The Rev. Margaret Payne, bishop of the New England Synod of the Evangelical Lutheran Church in America, recently addressed the joint ministerium of the Minneapolis and St. Paul Area synods. In an address titled “The Slow Lent Movement,” she challenged clergy, as caregivers, to take the Lenten season to slow down and be more intentional. Metro Lutheran photos: Bob Hulteen

Garrison Keillor famously has offered that, for Lutherans, it’s always Lent. Other noted thinkers have opined that Lutherans can be a little “slow on the uptake.” So, it’s not surprising that the theme of the recent joint ministerium of the Minneapolis and St. Paul Area synods was “Slow Lent.”

The Rev. Margaret Payne, bishop of the New England Synod of the Evangelical Lutheran Church in America, was keynote speaker at the event held in early March at Central Lutheran Church in downtown Minneapolis. She challenged the clergy present to recognize that good leaders need to pace themselves so that they can “allow the membrane between us and God [to] become a little thinner, so that God penetrates our lives.”

Payne borrowed her notion of Slow Lent from the “slow food movement,” an effort founded in 1989 by Carlo Pertini “to counter the rise of fast food and fast life and the disappearance of local food traditions,” according to the group’s official Web site: www.slowfood.com. The slow food movement has a goal of making people more thoughtful and intentional about what they eat.

Intentionality is also a Lenten discipline. Lent is a time for reflection about what Christians do and why.

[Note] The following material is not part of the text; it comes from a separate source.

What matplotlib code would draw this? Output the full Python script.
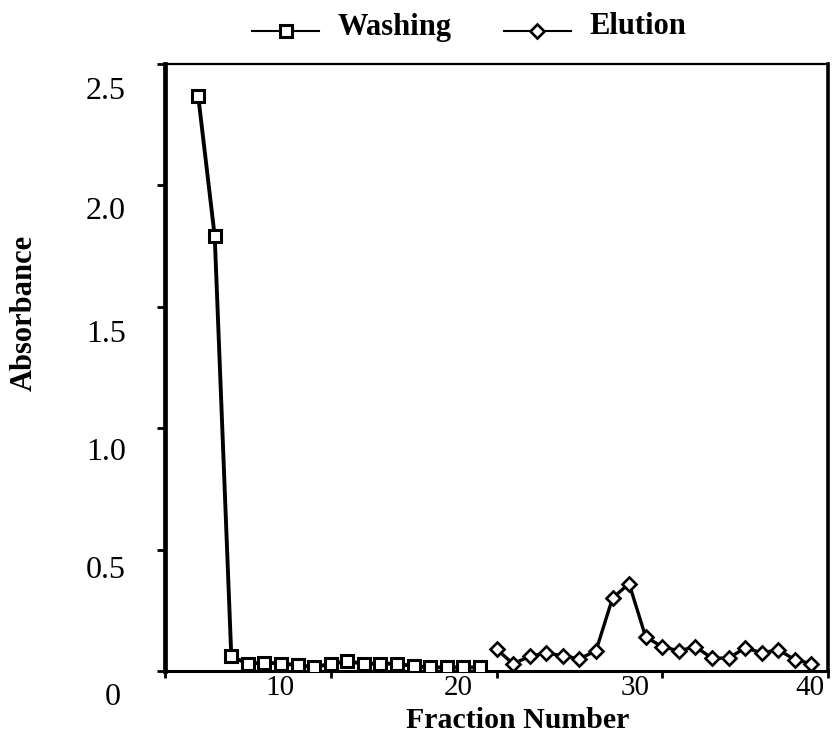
import matplotlib
matplotlib.use('Agg')
import matplotlib.pyplot as plt
from matplotlib.transforms import ScaledTranslation

# ---- data ----
washing_fraction = list(range(2, 20))
washing_abs = [2.37, 1.79, 0.06, 0.03, 0.035, 0.03, 0.025, 0.015, 0.03, 0.04,
               0.03, 0.03, 0.03, 0.02, 0.015, 0.015, 0.015, 0.015]
elution_fraction = list(range(20, 40))
elution_abs = [0.09, 0.03, 0.06, 0.074, 0.063, 0.05, 0.083, 0.30, 0.36, 0.14,
               0.10, 0.083, 0.10, 0.053, 0.053, 0.095, 0.075, 0.087, 0.047, 0.03]
x_ticks = [0, 10, 20, 30, 40]
x_tick_labels = ['', '10', '20', '30', '40']
y_ticks = [0, 0.5, 1.0, 1.5, 2.0, 2.5]
y_tick_labels = ['0', '0.5', '1.0', '1.5', '2.0', '2.5']
series_names = ['Washing', 'Elution']
x_title = 'Fraction Number'
y_title = 'Absorbance'

plt.rcParams['font.family'] = ['Liberation Serif', 'DejaVu Serif']

W, H = 832, 747
fig = plt.figure(figsize=(W / 100, H / 100), dpi=100)
ax = fig.add_axes([165 / W, 1 - 671 / H, (828 - 165) / W, (671 - 64) / H])

l1, = ax.plot(washing_fraction, washing_abs, color='black', lw=2.8,
              marker='s', ms=8, mfc='white', mec='black', mew=2.2,
              label=series_names[0], zorder=3)
l2, = ax.plot(elution_fraction, elution_abs, color='black', lw=2.4,
              marker='D', ms=7.2, mfc='white', mec='black', mew=1.9,
              label=series_names[1], zorder=3)

ax.set_xlim(0, 40)
ax.set_ylim(0, 2.5)

ax.spines['left'].set_linewidth(3.4)
ax.spines['bottom'].set_linewidth(2.2)
ax.spines['top'].set_linewidth(1.6)
ax.spines['right'].set_linewidth(2.6)

ax.set_xticks(x_ticks, labels=x_tick_labels)
ax.set_yticks(y_ticks, labels=y_tick_labels)
ax.tick_params(axis='x', direction='out', length=5, width=2, pad=0,
               labelsize=21)
ax.tick_params(axis='y', direction='out', length=6, width=2, pad=22,
               labelsize=23)

# the scanned figure has its tick labels displaced from their tick marks
x_shift = [0, -51, -38, -27, -18]
for lbl, dx in zip(ax.get_xticklabels(), x_shift):
    lbl.set_transform(lbl.get_transform() +
                      ScaledTranslation(dx / 100, 3 / 100, fig.dpi_scale_trans))
y_shift = [(-5, 23), (0, 17), (0, 21), (0, 24), (0, 23), (0, 24)]
for lbl, (dx, dy) in zip(ax.get_yticklabels(), y_shift):
    lbl.set_transform(lbl.get_transform() +
                      ScaledTranslation(dx / 100, -dy / 100, fig.dpi_scale_trans))

fig.text(518 / W, 1 - 721 / H, x_title, fontsize=21.5, fontweight='bold',
         ha='center', va='center')
fig.text(24 / W, 1 - 313 / H, y_title, fontsize=22, fontweight='bold',
         ha='center', va='center', rotation=90)

leg = fig.legend(handles=[l1, l2], loc='center', ncol=2, frameon=False,
                 bbox_to_anchor=(469 / W, 1 - 27 / H),
                 handlelength=2.2, handletextpad=0.6, columnspacing=1.7,
                 prop={'weight': 'bold', 'size': 22})
for ln in leg.get_lines():
    ln.set_linewidth(1.5)
    ln.set_transform(ln.get_transform() +
                     ScaledTranslation(0, -7 / 100, fig.dpi_scale_trans))

fig.savefig('out.png', dpi=100, facecolor='white')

A society in (fast-paced) transformation

Payne believes this to be a critical time to ask such questions as well. “Social networking is changing the way the brain works,” she explained. Health care professionals now talk about “continuous partial attention” afflicting young people. By trying to stay “plugged in” to a number of electronic communications — texting, Facebook, iTunes — they are truly connected to none. “Young people’s focus and depth is being compromised,” Payne explained.

Pastoral leaders within the St. Paul and Minneapolis Area synods gathered early in March. The joint ministerium is primarily a training and meeting time for clergy in the two synods.

Prayer is an antidote to this affliction, the New England bishop would argue. She wants clergy (and presumably lay people as well) to “waste time with God.” By this she means spending time in prayer that includes silence, not endless petitioning to meet ever-present needs. “In order to provide spiritual growth that is healthy, [we must have] wellness for our souls.”

Silence is a “fertile void,” she maintained. She likened this aspect of prayer to Amish quilts that always leave one white space, regardless of the colors of the other fabric. This is to leave a space in which the Holy Spirit can enter, she explained.

With this in mind, she returns to the themes of the slow food movement. She offered, “Anything worth doing is worth doing slowly.” Add prayer to the dictum.